[rllib] Set PPO observation filter to NoFilter by default (#4191)

2026-06-28 10:17:19 +08:00 · 2019-03-01 13:19:33 -08:00
parent 11a28834fa
commit b5799b5286
11 changed files with 21 additions and 10 deletions
@@ -332,6 +332,7 @@ class Agent(Trainable):
        merged_config = deep_update(merged_config, config,
                                    self._allow_unknown_configs,
                                    self._allow_unknown_subkeys)
+        self.raw_user_config = config
        self.config = merged_config
        Agent._validate_config(self.config)
        if self.config.get("log_level"):
@@ -51,7 +51,7 @@ DEFAULT_CONFIG = with_common_config({
    # Whether to rollout "complete_episodes" or "truncate_episodes"
    "batch_mode": "truncate_episodes",
    # Which observation filter to apply to the observation
-    "observation_filter": "MeanStdFilter",
+    "observation_filter": "NoFilter",
    # Uses the sync samples optimizer instead of the multi-gpu one.
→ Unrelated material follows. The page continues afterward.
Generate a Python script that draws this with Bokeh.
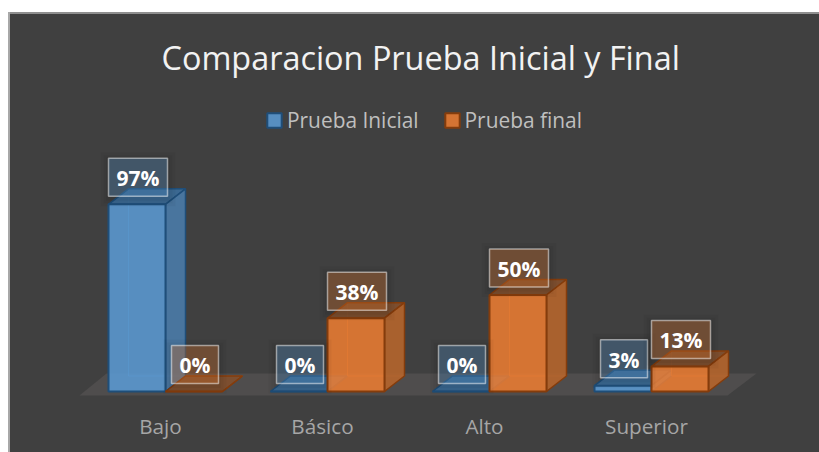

This does
    # not support minibatches.
    "simple_optimizer": False,
@@ -99,6 +99,14 @@ class PPOAgent(Agent):

    @override(Agent)
    def _train(self):
+        if "observation_filter" not in self.raw_user_config:
+            # TODO(ekl) remove this message after a few releases
+            logger.info(
+                "Important! Since 0.7.0, observation normalization is no "
+                "longer enabled by default. To enable running-mean "
+                "normalization, set 'observation_filter': 'MeanStdFilter'. "
+                "You can ignore this message if your environment doesn't "
+                "require observation normalization.")
        prev_steps = self.optimizer.num_steps_sampled
        fetches = self.optimizer.step()
        if "kl" in fetches:
@@ -139,7 +147,6 @@ class PPOAgent(Agent):
                "{} iterations for your value ".format(rew_scale) +
                "function to converge. If this is not intended, consider "
                "increasing `vf_clip_param`.")
-
        return res

    def _validate_config(self):
@@ -159,13 +166,7 @@ class PPOAgent(Agent):
                "In multi-agent mode, policies will be optimized sequentially "
                "by the multi-GPU optimizer. Consider setting "
                "simple_optimizer=True if this doesn't work for you.")
-        if self.config["observation_filter"] != "NoFilter":
-            logger.warning(
-                "By default, observations will be normalized with {}. ".format(
-                    self.config["observation_filter"]) +
-                "If you are using image or discrete type observations, "
-                "consider disabling this with observation_filter=NoFilter.")
        if not self.config["vf_share_layers"]:
            logger.warning(
-                "By default, the value function will NOT share layers with "
-                "the policy model (vf_share_layers=False).")
+                "FYI: By default, the value function will not share layers "
+                "with the policy model ('vf_share_layers': False).")
@@ -20,3 +20,4 @@ halfcheetah-ppo:
        num_envs_per_worker: 
            grid_search: [16, 32]
        batch_mode: truncate_episodes
+        observation_filter: MeanStdFilter
@@ -11,3 +11,4 @@ hopper-ppo:
        num_workers: 64
        num_gpus: 4
        batch_mode: complete_episodes
+        observation_filter: MeanStdFilter
@@ -18,3 +18,4 @@ humanoid-ppo-gae:
        num_workers: 64
        num_gpus: 4
        batch_mode: complete_episodes
+        observation_filter: MeanStdFilter
@@ -16,3 +16,4 @@ humanoid-ppo:
        num_workers: 64
        num_gpus: 4
        batch_mode: complete_episodes
+        observation_filter: MeanStdFilter
@@ -11,3 +11,4 @@ cartpole-ppo:
            grid_search: [1, 4]
        sgd_minibatch_size:
            grid_search: [128, 256, 512]
+        observation_fliter: MeanStdFilter
@@ -15,3 +15,4 @@ pendulum-ppo:
        model:
            fcnet_hiddens: [64, 64]
        batch_mode: complete_episodes
+        observation_fliter: MeanStdFilter
@@ -7,3 +7,4 @@ cartpole-ppo:
    config:
        num_workers: 1
        batch_mode: complete_episodes
+        observation_filter: MeanStdFilter
@@ -17,3 +17,4 @@ pendulum-ppo:
        model:
            fcnet_hiddens: [64, 64]
        batch_mode: complete_episodes
+        observation_filter: MeanStdFilter
@@ -10,3 +10,4 @@ walker2d-v1-ppo:
        num_workers: 64
        num_gpus: 4
        batch_mode: complete_episodes
+        observation_filter: MeanStdFilter